:: DO THIS ::
Using the listing below, please print exactly the lines from the one with "Generate a Python" through the one with "obs_y = [1.72, 2.24, 2.34, 3.20, 4.16, 5.21, 5.65, 6.61, 7.18]". Leave out every picture.

Stored data:
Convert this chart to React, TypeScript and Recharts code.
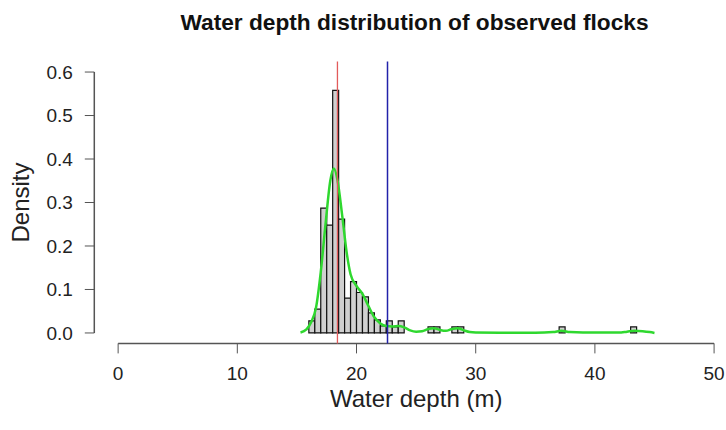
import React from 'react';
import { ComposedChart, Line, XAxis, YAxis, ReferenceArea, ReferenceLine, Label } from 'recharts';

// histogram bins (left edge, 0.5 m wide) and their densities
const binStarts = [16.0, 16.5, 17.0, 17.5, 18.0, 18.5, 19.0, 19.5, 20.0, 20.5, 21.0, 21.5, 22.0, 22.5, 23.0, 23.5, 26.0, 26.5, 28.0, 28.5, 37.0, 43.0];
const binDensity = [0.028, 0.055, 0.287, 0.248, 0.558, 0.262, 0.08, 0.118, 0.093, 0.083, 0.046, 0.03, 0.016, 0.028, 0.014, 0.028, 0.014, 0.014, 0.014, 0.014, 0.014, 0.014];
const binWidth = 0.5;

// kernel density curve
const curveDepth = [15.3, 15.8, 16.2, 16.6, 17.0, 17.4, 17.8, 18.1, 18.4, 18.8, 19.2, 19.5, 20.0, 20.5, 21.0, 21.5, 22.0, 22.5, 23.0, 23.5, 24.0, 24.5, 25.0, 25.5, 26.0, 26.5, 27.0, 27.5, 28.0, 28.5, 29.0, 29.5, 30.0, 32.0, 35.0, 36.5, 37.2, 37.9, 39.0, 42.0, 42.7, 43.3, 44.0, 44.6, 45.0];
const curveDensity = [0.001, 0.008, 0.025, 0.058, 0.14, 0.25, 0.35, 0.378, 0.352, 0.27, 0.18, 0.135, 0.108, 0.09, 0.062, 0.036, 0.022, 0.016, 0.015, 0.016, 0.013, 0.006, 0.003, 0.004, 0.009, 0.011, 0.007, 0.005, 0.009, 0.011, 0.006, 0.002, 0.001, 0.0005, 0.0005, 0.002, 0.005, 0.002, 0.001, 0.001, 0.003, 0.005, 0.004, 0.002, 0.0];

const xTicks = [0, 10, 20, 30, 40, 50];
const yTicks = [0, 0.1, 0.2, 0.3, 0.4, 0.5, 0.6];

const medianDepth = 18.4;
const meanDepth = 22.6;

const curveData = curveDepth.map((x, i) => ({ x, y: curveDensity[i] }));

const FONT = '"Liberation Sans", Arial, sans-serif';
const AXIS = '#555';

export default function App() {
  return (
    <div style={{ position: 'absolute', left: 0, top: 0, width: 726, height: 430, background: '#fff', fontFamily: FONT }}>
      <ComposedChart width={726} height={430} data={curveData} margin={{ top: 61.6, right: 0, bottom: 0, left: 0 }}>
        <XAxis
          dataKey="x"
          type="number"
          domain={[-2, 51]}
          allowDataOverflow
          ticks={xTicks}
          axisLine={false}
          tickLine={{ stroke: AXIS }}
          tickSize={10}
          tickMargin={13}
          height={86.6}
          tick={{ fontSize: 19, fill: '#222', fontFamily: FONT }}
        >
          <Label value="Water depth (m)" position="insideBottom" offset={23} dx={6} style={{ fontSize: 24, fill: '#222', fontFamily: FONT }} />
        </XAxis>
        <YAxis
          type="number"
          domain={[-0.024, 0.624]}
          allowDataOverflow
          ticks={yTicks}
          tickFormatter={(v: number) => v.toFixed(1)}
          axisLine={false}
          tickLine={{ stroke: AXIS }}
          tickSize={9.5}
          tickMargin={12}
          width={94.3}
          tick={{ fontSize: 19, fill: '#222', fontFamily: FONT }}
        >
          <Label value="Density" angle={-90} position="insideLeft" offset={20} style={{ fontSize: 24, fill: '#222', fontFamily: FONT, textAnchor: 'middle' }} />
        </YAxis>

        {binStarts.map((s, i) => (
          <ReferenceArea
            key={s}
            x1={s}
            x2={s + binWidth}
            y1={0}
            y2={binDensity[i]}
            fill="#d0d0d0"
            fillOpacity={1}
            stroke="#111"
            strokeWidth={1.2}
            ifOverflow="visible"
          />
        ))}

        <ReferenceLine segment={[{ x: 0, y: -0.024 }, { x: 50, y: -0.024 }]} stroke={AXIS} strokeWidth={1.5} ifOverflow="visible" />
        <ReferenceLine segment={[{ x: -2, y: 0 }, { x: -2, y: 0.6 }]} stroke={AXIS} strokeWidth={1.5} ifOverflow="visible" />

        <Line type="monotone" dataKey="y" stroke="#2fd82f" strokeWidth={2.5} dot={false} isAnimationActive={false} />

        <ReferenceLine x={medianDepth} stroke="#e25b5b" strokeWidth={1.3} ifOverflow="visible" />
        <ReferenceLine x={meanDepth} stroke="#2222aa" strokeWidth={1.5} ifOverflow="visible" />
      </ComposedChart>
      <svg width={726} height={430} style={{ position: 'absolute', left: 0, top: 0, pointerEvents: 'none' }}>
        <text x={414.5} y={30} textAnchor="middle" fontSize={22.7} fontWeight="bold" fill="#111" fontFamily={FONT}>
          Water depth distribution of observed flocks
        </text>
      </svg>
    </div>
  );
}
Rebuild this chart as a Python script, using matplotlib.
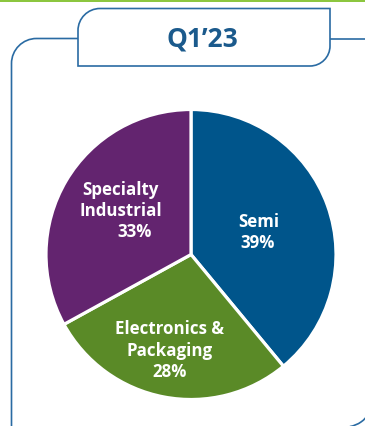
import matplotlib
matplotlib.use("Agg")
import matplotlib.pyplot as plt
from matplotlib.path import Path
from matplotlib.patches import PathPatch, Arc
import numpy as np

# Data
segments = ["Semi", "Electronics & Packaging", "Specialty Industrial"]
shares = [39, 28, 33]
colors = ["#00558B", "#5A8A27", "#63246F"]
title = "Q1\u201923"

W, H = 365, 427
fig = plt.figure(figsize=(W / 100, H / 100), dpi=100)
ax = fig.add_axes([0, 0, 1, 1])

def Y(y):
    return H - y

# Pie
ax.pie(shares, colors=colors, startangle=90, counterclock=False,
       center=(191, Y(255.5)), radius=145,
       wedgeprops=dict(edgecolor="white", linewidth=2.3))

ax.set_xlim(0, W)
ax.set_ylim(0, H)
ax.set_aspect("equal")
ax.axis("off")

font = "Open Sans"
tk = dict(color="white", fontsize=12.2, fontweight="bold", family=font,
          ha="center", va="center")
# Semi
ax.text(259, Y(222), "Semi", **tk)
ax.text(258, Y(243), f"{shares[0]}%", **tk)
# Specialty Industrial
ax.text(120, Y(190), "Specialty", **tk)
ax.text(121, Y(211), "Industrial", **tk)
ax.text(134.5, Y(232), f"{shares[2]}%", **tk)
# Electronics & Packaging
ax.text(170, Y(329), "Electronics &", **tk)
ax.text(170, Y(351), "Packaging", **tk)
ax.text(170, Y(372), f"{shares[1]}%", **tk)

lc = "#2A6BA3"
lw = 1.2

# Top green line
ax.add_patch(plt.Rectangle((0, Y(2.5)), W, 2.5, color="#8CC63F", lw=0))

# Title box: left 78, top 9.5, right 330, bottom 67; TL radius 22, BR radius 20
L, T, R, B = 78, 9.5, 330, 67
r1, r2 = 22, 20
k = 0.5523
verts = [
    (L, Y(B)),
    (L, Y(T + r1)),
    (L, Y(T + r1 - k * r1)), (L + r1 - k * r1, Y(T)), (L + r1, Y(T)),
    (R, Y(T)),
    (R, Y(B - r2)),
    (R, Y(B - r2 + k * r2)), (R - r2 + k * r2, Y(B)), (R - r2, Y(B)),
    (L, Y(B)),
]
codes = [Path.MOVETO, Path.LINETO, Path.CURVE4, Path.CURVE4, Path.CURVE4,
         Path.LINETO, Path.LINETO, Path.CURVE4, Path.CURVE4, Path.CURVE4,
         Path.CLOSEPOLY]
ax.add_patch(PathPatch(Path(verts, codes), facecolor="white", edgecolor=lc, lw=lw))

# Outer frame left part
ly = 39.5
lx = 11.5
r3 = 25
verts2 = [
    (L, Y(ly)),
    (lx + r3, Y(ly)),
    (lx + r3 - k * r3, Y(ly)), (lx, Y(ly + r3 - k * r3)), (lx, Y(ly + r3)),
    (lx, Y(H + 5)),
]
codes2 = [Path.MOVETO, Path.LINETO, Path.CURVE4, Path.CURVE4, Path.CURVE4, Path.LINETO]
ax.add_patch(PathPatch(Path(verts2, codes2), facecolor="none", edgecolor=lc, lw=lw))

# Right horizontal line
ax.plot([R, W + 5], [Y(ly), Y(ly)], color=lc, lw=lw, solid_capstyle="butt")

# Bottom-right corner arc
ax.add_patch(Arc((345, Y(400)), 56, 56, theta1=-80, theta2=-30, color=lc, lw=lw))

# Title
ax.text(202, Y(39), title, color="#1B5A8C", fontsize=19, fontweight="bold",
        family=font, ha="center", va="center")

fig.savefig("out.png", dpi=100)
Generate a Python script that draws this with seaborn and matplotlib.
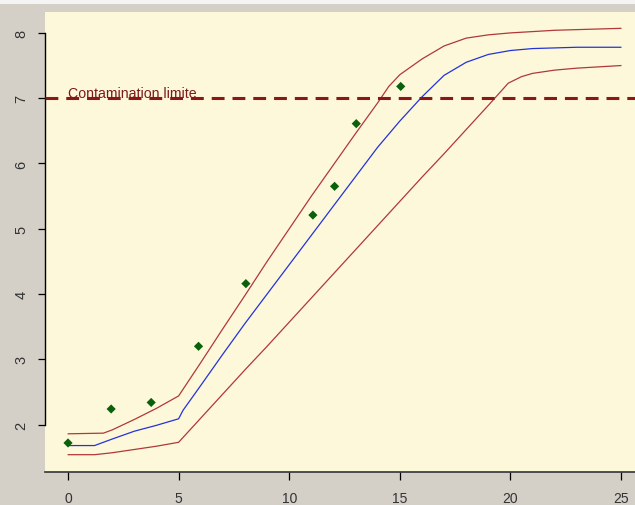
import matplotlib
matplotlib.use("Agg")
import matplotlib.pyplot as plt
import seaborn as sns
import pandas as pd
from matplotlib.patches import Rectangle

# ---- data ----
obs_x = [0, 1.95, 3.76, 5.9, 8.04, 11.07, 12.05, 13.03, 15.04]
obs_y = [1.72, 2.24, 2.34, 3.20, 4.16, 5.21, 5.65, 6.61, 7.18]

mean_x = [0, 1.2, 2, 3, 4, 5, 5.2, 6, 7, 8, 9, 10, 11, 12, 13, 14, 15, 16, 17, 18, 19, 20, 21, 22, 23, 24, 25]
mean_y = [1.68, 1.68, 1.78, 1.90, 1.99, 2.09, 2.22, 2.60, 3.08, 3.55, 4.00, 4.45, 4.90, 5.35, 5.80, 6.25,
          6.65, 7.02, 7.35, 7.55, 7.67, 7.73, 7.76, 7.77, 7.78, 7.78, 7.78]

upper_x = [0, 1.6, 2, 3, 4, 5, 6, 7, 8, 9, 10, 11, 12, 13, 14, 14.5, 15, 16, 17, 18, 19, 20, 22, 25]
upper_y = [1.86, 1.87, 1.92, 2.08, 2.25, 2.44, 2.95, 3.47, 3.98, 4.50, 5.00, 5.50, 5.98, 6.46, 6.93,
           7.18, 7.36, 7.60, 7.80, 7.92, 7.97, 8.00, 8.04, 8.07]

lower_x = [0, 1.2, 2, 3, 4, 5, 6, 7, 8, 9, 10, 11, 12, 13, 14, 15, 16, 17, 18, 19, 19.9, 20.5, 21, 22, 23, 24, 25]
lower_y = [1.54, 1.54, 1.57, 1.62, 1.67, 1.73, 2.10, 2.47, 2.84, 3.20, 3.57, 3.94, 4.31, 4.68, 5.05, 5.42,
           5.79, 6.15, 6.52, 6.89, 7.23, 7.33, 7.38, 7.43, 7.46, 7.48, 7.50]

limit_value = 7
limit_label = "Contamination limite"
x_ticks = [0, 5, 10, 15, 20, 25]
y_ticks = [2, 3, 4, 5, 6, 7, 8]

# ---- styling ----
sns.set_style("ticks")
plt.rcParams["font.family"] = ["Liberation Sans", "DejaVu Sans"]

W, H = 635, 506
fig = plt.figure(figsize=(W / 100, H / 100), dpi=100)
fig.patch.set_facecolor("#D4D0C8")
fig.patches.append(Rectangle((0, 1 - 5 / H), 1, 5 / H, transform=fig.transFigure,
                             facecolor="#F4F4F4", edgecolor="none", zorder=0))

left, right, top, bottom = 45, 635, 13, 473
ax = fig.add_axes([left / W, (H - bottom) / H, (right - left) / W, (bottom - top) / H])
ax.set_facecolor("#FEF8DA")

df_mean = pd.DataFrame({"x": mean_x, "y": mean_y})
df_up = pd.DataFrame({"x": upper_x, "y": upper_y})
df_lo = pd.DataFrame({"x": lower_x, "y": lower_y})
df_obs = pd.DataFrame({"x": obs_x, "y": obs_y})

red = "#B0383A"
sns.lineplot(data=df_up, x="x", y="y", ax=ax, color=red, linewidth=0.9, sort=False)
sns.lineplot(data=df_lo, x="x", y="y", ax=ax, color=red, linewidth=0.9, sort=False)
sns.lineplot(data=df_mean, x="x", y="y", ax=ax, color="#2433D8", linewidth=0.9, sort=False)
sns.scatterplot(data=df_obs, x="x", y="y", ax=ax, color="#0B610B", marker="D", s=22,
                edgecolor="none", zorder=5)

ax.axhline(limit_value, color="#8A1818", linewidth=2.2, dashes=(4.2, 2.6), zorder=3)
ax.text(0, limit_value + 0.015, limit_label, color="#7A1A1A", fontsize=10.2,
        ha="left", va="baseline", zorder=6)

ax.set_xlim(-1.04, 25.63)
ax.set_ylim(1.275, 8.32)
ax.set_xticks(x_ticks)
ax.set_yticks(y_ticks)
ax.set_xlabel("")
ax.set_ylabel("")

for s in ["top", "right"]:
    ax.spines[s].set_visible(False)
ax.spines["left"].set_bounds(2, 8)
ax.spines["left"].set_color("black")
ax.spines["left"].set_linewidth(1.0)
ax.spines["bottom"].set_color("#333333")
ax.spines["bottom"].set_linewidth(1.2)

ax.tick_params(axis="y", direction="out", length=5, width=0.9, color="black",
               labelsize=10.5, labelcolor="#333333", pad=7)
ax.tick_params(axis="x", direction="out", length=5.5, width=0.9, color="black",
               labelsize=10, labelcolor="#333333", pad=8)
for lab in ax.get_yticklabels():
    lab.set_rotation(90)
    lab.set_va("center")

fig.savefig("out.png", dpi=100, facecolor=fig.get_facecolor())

:: CORRECT RESULT ::
Generate a Python script that draws this with seaborn and matplotlib.
import matplotlib
matplotlib.use("Agg")
import matplotlib.pyplot as plt
import seaborn as sns
import pandas as pd
from matplotlib.patches import Rectangle

# ---- data ----
obs_x = [0, 1.95, 3.76, 5.9, 8.04, 11.07, 12.05, 13.03, 15.04]
obs_y = [1.72, 2.24, 2.34, 3.20, 4.16, 5.21, 5.65, 6.61, 7.18]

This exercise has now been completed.